Enfin, pour ne rien arranger dans les plans des constructeurs, le marché automobile chinois reste extrêmement tributaire des politiques publiques. Fin 2015, le gouvernement mettait en place un allégement fiscal sur les cylindrées de moins de 1,6 litre. Ce dispositif a été un vrai stimulant, mais il pourrait être progressivement retiré, ou du moins, atténué cette année. « On peut craindre un impact artificiel qui s’estomperait aussitôt à l’échéance de la mesure. Ce type de dispositif ne fait que renforcer le caractère imprévisible du marché automobile chinois », juge François Jaumain de PwC Autofacts.

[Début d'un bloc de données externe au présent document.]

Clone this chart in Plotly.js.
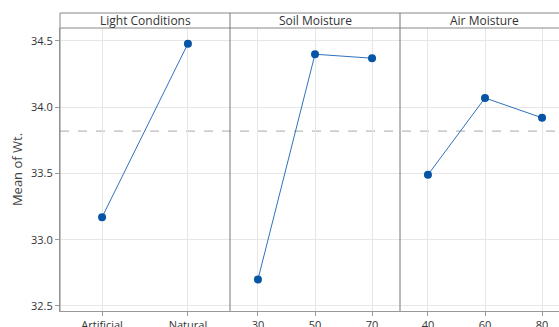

Vers une consolidation du marché ?
Le marché automobile chinois est en train de livrer une véritable leçon aux constructeurs automobiles étrangers, même les plus puissants. « Les Chinois changent les règles du jeu », reconnaît Hadi Zablit (BCG). Certes, il s’agit d’un marché à fort potentiel de volumes, mais qui sera plus sélectif et exigeant. En 2016, le marché a vu arriver plus de 150 modèles différents faisant de ce marché l’un des plus chargés en termes de références catalogue. Dans ces conditions, la prochaine étape pourrait être une consolidation du marché. Sur les 106 marques implantées en Chine, les 15 premières ont commencé à resserrer les rangs avec une part de marché qui est passée de 57% à 62% en quatre ans, d’après le BCG. Un petit mouvement mais qui, s’il est confirmé, pourrait bousculer toute l’industrie automobile chinoise sans crier gare… C’est la seconde leçon du marché chinois : ici, tout va très vite, et sans prévenir.